What is Black Friday? Affecting personal finance!

In the United States, Black Friday is a shopping day that comes after Thanksgiving. On this day every year, a lot of people go shopping, and many stores have big sales and discounts.

Why do we call it Black Friday?

While it is often portrayed as a joyous occasion, its history is less pleasant. In the 1950s, Philadelphia police used the term to describe the chaos caused by the influx of suburban shoppers and tourists arriving in preparation for the Army-Navy football game the following day. The increased foot traffic and shoplifting incidents burdened the police force, prompting them to work longer shifts.

By 1961, the term “Black Friday” had gained traction in Philadelphia, but attempts to rebrand it as “Big Friday” to remove its negative connotations failed. However, the term’s nationwide adoption didn’t occur until 1985. In the late 1980s, retailers capitalized on the term, framing it as the day stores transitioned from financial losses (red) to profits (black).

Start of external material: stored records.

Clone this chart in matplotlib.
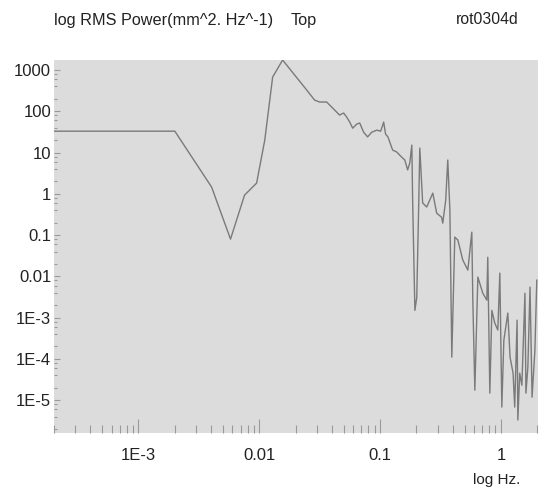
import numpy as np
import matplotlib.pyplot as plt
from matplotlib.ticker import LogLocator, FixedLocator, FixedFormatter, NullFormatter

# spectrum (frequency in Hz, power in mm^2/Hz)
freq = [0.0002, 0.002, 0.00403, 0.00578, 0.00755, 0.0095, 0.0111, 0.0129, 0.0156, 0.0247,
        0.0287, 0.0316, 0.0361, 0.0405, 0.0462, 0.0499, 0.0528, 0.0560, 0.0593, 0.0640,
        0.0678, 0.0731, 0.0788, 0.0851, 0.0938, 0.101, 0.105, 0.107, 0.111, 0.116,
        0.127, 0.1375, 0.145, 0.160, 0.169, 0.176, 0.183, 0.186, 0.194, 0.201,
        0.209, 0.213, 0.225, 0.243, 0.273, 0.294, 0.323, 0.330, 0.349, 0.363,
        0.378, 0.392, 0.415, 0.440, 0.483, 0.532, 0.574, 0.585, 0.608, 0.644,
        0.708, 0.764, 0.778, 0.809, 0.841, 0.889, 0.942, 0.979, 1.017, 1.057,
        1.14, 1.19, 1.26, 1.30, 1.36, 1.38, 1.43, 1.49, 1.58, 1.61,
        1.67, 1.74, 1.81, 1.91, 1.98]
power = [33, 33, 1.46, 0.080, 0.93, 1.82, 20, 676, 1750, 327,
         187, 168, 168, 120, 81, 91, 73, 55, 39, 49,
         52, 31, 24, 31, 35, 33, 46, 55, 28, 24,
         11.5, 10.3, 8.7, 6.6, 3.8, 5.6, 15.2, 0.60, 1.5e-3, 3.1e-3,
         0.70, 12.9, 0.60, 0.48, 1.04, 0.34, 0.27, 0.195, 0.70, 6.6,
         0.40, 1.1e-4, 0.0895, 0.076, 0.025, 0.0142, 0.118, 2.65e-3, 1.75e-5, 9.6e-3,
         3.9e-3, 2.65e-3, 0.029, 1.48e-5, 1.5e-3, 7.4e-4, 5.0e-4, 0.012, 6.8e-6, 2.85e-4,
         1.29e-3, 1.1e-4, 4.5e-5, 6.8e-6, 8.7e-4, 3.3e-6, 4.5e-5, 2.3e-5, 3.9e-3, 1.48e-5,
         6.3e-5, 5.5e-3, 1.18e-5, 1.63e-4, 8.1e-3]

xticks = [1e-3, 0.01, 0.1, 1]
xlabels = ['1E-3', '0.01', '0.1', '1']
yticks = [1000, 100, 10, 1, 0.1, 0.01, 1e-3, 1e-4, 1e-5]
ylabels = ['1000', '100', '10', '1', '0.1', '0.01', '1E-3', '1E-4', '1E-5']

plt.rcParams['font.family'] = ['Liberation Sans', 'DejaVu Sans']

fig = plt.figure(figsize=(5.4, 4.88), dpi=100)
ax = fig.add_axes([0.1, 0.1127, 0.896, 0.7643])
ax.set_facecolor('#dcdcdc')

ax.plot(freq, power, color='#7a7a7a', lw=1.0)

ax.set_xscale('log')
ax.set_yscale('log')
ax.set_xlim(2e-4, 2.02)
ax.set_ylim(1.6e-6, 1750)

for s in ax.spines.values():
    s.set_visible(False)

ax.xaxis.set_major_locator(FixedLocator(xticks))
ax.xaxis.set_major_formatter(FixedFormatter(xlabels))
ax.xaxis.set_minor_locator(LogLocator(base=10, subs=np.arange(2, 10), numticks=20))
ax.xaxis.set_minor_formatter(NullFormatter())
ax.yaxis.set_major_locator(FixedLocator(yticks))
ax.yaxis.set_major_formatter(FixedFormatter(ylabels))
ax.yaxis.set_minor_locator(LogLocator(base=10, subs=[2, 4, 6, 8], numticks=20))
ax.yaxis.set_minor_formatter(NullFormatter())

ax.tick_params(axis='x', which='major', direction='in', length=10, width=0.8,
               color='#9a9a9a', labelsize=12, labelcolor='#222222', pad=11)
ax.tick_params(axis='x', which='minor', direction='in', length=6, width=0.8, color='#9a9a9a')
ax.tick_params(axis='y', which='major', direction='in', length=4, width=0.8,
               color='#9a9a9a', labelsize=12, labelcolor='#222222', pad=2)
ax.tick_params(axis='y', which='minor', direction='in', length=2.5, width=0.8, color='#9a9a9a')

fig.text(54 / 540, 1 - 20 / 488, 'log RMS Power(mm^2. Hz^-1)', fontsize=11.7,
         ha='left', va='center', color='#222222')
fig.text(291 / 540, 1 - 20 / 488, 'Top', fontsize=11.7, ha='left', va='center', color='#222222')
fig.text(519 / 540, 1 - 20 / 488, 'rot0304d', fontsize=11.3, ha='right', va='center', color='#222222')
fig.text(520 / 540, 1 - 480 / 488, 'log Hz.', fontsize=11, ha='right', va='center', color='#222222')

fig.savefig('out.png', dpi=100)
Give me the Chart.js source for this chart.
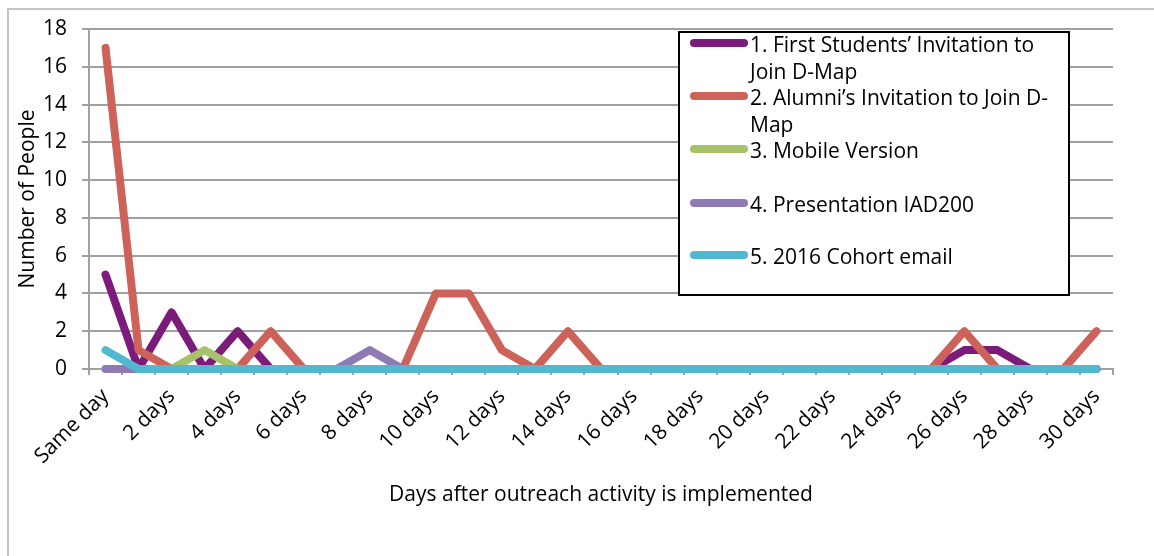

The narrative of “Black Friday” gained popularity, overshadowing its darker origins. The once one-day sales event now spans four days, spawning additional “retail holidays” like Small Business Saturday/Sunday and Cyber Monday. Store opening hours have gradually crept earlier, with dedicated shoppers now starting their Black Friday shopping immediately after Thanksgiving dinner.

Pros

You can have more great deals and promotions, a wide variety of products on sale, the opportunity to shop for the holidays, and a festive atmosphere.

Cons

It makes crowds, violence, consumerism and stressful shopping experience

Is it affecting personal finance?

I can say yes. It can have a significant impact on personal finances. It will make you make impulse purchases, buy unnecessary items, increase spending, fall into debt traps from credit, and cause financial stress.